A lot can happen with a monthly investment of $200, with a 10 percent rate of return for a period of 40 years. According to a savings calculator at www.cnnmoney. com, after 10 years the principal and interest would total $39,972. After 40 years, the accumulated principal and interest could be more than $1.1 million.

Participants allocate how their contribution is distributed through professionally managed funds. (See box.) The plan is designed to minimize short-term risk, mitigate risk in the longer term and maximize returns across the board, said Schriver.

TSP became available to servicemembers in 2001. Those who joined early are already realizing the benefits of their decision.

“I didn’t have any sort of retirement plan other than my military pension,” said USS Kitty Hawk Chief Petty Officer Jason Chudy. “When it was offered, I jumped on it.”

Chudy increased his contribution allocation throughout the last six years. “Now it is worth more than $40,000 and growing.

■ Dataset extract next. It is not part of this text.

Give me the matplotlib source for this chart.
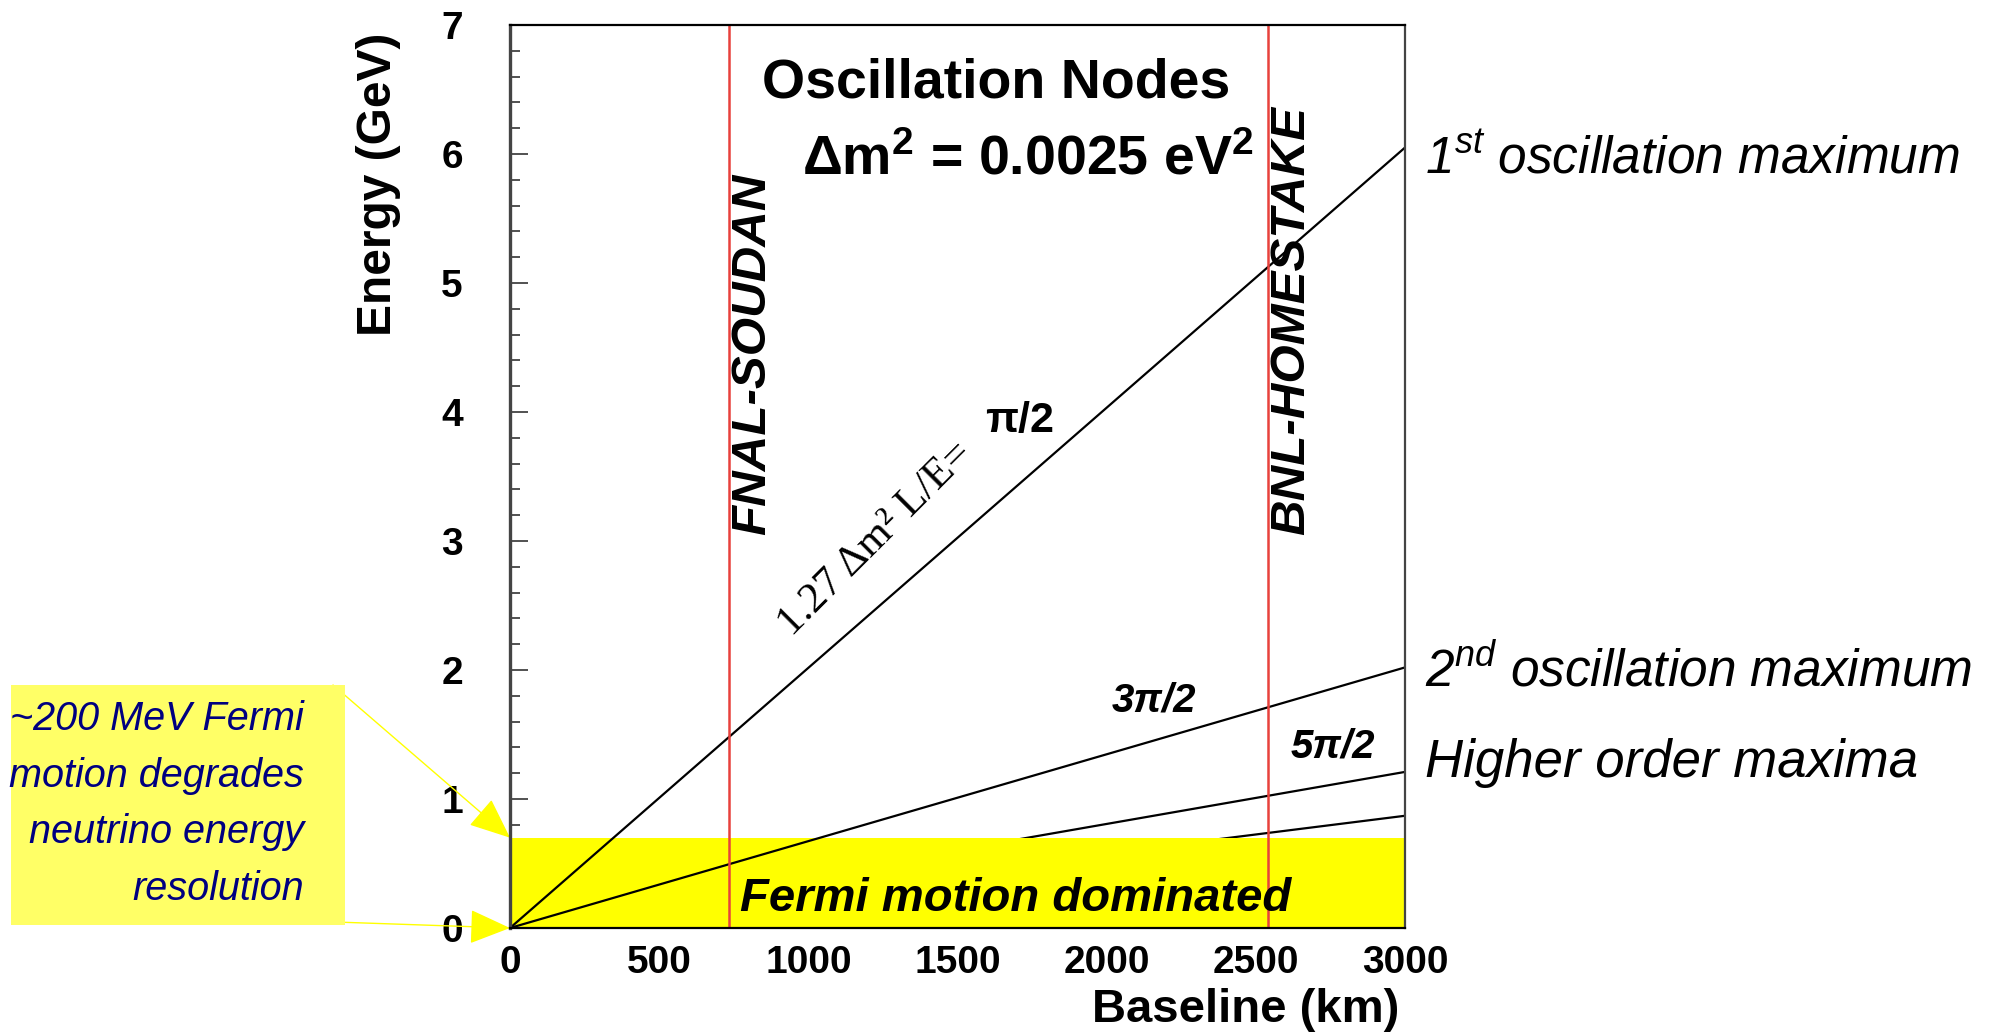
import matplotlib.pyplot as plt
from matplotlib.patches import Rectangle
from matplotlib.ticker import MultipleLocator

# data
baseline_ends = [0, 3000]
node_labels = ['π/2', '3π/2', '5π/2', '7π/2']
energy_at_3000 = [6.05, 2.02, 1.21, 0.87]
fermi_limit = 0.7
detectors = ['FNAL-SOUDAN', 'BNL-HOMESTAKE']
detector_km = [735, 2540]
x_ticks = [0, 500, 1000, 1500, 2000, 2500, 3000]
y_ticks = [0, 1, 2, 3, 4, 5, 6, 7]

plt.rcParams['font.family'] = ['Liberation Sans', 'DejaVu Sans']
plt.rcParams['mathtext.fontset'] = 'custom'
plt.rcParams['mathtext.it'] = 'Liberation Sans:italic'
plt.rcParams['mathtext.rm'] = 'Liberation Sans'
plt.rcParams['mathtext.bf'] = 'Liberation Sans:bold'

W, H = 1999, 1034
fig = plt.figure(figsize=(W / 100, H / 100), dpi=100)
ax = fig.add_axes([510 / W, 1 - 928 / H, 895 / W, 903 / H])

# oscillation node lines (the two lowest ones are hidden under the yellow band)
for i, e in enumerate(energy_at_3000):
    ax.plot(baseline_ends, [0, e], color='black', lw=1.6, zorder=2 if i < 2 else 1.7)

ax.axhspan(0, fermi_limit, color='#ffff00', lw=0, zorder=1.8)

for name, km in zip(detectors, detector_km):
    ax.axvline(km, color='#e8413c', lw=1.8, zorder=2.2)
    ax.text(km + 3, 3.05, name, rotation=90, rotation_mode='anchor', ha='left', va='top',
            fontsize=35.5, fontweight='bold', style='italic', zorder=4)

ax.text(1696, 0.225, 'Fermi motion dominated', ha='center', va='center',
        fontsize=34, fontweight='bold', style='italic', zorder=5)

ax.text(1629, 6.55, 'Oscillation Nodes', ha='center', va='center', fontsize=40, fontweight='bold')
ax.text(1736, 5.95, r'Δm$^{\mathbf{2}}$ = 0.0025 eV$^{\mathbf{2}}$', ha='center', va='center',
        fontsize=40, fontweight='bold')

ax.text(1226, 3.02, '1.27 Δm² L/E=', rotation=45, ha='center', va='center',
        fontsize=31, family='Liberation Serif')
ax.text(1709, 3.93, node_labels[0], ha='center', va='center', fontsize=31, fontweight='bold')
ax.text(2159, 1.76, node_labels[1], ha='center', va='center', fontsize=29, fontweight='bold', style='italic')
ax.text(2757, 1.41, node_labels[2], ha='center', va='center', fontsize=29, fontweight='bold', style='italic')

ax.set_xlim(0, 3000)
ax.set_ylim(0, 7)
ax.set_xticks(x_ticks)
ax.set_yticks(y_ticks)
ax.xaxis.set_minor_locator(MultipleLocator(100))
ax.yaxis.set_minor_locator(MultipleLocator(0.2))
ax.tick_params(which='both', direction='in', top=False, right=False, width=1.2, color='#333333')
ax.tick_params(which='major', length=13, labelsize=28)
ax.tick_params(which='minor', length=7)
ax.tick_params(axis='x', pad=12)
ax.tick_params(axis='y', pad=34)
for lab in ax.get_xticklabels() + ax.get_yticklabels():
    lab.set_fontweight('bold')
for s in ax.spines.values():
    s.set_linewidth(1.6)
    s.set_zorder(3)
ax.spines['left'].set_linewidth(2.4)
ax.spines['left'].set_color('#444444')
ax.spines['right'].set_color('#444444')

ax.set_xlabel('Baseline (km)', fontsize=34, fontweight='bold', loc='right')
ax.xaxis.set_label_coords(0.994, -0.066)
ax.set_ylabel('Energy (GeV)', fontsize=34.5, fontweight='bold', loc='top')
ax.yaxis.set_label_coords(-0.122, 0.992)

# right-hand annotations
fig.text(1425 / W, 1 - 159 / H, '1$^{st}$ oscillation maximum', ha='left', va='center',
         fontsize=37, style='italic')
fig.text(1425 / W, 1 - 672 / H, '2$^{nd}$ oscillation maximum', ha='left', va='center',
         fontsize=37, style='italic')
fig.text(1425 / W, 1 - 763 / H, 'Higher order maxima', ha='left', va='center',
         fontsize=38, style='italic')

# left yellow note with arrows
fig.patches.append(Rectangle((11 / W, 1 - 925 / H), 334 / W, 240 / H, transform=fig.transFigure,
                             facecolor='#ffff66', edgecolor='none', zorder=0))
fig.text(304 / W, 1 - 804 / H, '~200 MeV Fermi\nmotion degrades\nneutrino energy\nresolution',
         ha='right', va='center', multialignment='right', fontsize=28.5, style='italic',
         color='#000080', linespacing=1.62)
arrow = dict(arrowstyle='-|>,head_length=1.3,head_width=0.55', color='#ffff00', lw=1,
             mutation_scale=20, shrinkA=0, shrinkB=0)
ax.annotate('', xy=(0, fermi_limit), xytext=(333 / W, 1 - 685 / H),
            textcoords='figure fraction', arrowprops=arrow, annotation_clip=False)
ax.annotate('', xy=(0, 0), xytext=(335 / W, 1 - 922 / H),
            textcoords='figure fraction', arrowprops=arrow, annotation_clip=False)

fig.savefig('out.png', dpi=100)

I am preparing for my future now, and TSP is going to make it a lot more comfortable.”

But what if a person is not going to make the military a career?

“Even if you are planning on getting out of the military after your first enlistment, enrolling in TSP is a good idea,” said Schriver, pointing out that you can contribute to TSP only if you are on active-duty status or a government service employee.

According to Schriver, upon military retirement or separation you have three options: cash out, roll your TSP into a traditional individual retirement account or employee 401k plan, or leave the money in TSP and let is accrue interest tax free.

“If you cash out, you’re going to pay a 10 percent penalty, and you will be taxed on the money as regular income,” said Schriver. “So, if you retire, it’s better to roll your TSP over into an IRA or 401(k). That way you can continue to contribute into the account."

According to the TSP Web site (, you may begin withdrawing your TSP with no penalty at age 59½, and must begin withdrawing your TSP no later than age 70½.

You are not taxed on your contributions or their earnings until you withdraw your money.

People who participated in TSP during tax year 2006 may be eligible for the Retirement Savings Contributions Credit, according to the Web site.

Understand your options

Investment options available for the Thrift Savings Plan fall into three general categories: securities funds, stock index funds and an aggregate of the first two, Lifecycle funds.

The first two are securities or bond-based investment funds:

Government securities (G Fund): The G fund consists of U.S. Treasury securities that are specially issued to TSP. The G Fund is a safe investment, but has a relatively low return.

Fixed income index (F Fund): A mix of U.S. Treasury and federal agency securities corporate bonds, mortgage-backed and foreign-government securities. The F Fund closely matches the Lehman Brothers U.S. Aggregate index which tracks the overall U.S. bond market, but comes with the risk of negative returns.

Stock index investment funds historically offer a higher rate of return and allow you to diversify your investments across a range of stocks. Here’s a look at the three offered by TSP:

n Common stock index (C Fund): This one follows the Standard & Poor’s 500 stock index. Again, this fund carries with it the risk that the value of its constituent stocks might decline.

n Small capitalization stock (S Fund): A small and medium company stock fund, it tracks the Wilshire 4500 stock index, which consists of smaller companies not included in the S&P 500 index. Historically, the S Fund is more volatile than the C Fund.

n International stock index (I Fund): The I Fund tracks European, Australian and Far East stock indexes. The fund has shown itself to be the most volatile TSP fund, and therefore riskier than C or S Fund investments.

TSP’s Lifecycle (L Funds): The L funds are a combination of both securities, fixed and stock index funds. The aim is to minimize risks and maximize returns across the board. Each L Fund contains an investment distribution based on when a participant expects to begin drawing a retirement income. They are broken into four withdrawal time frames: 2010, 2020, 2030 and 2040.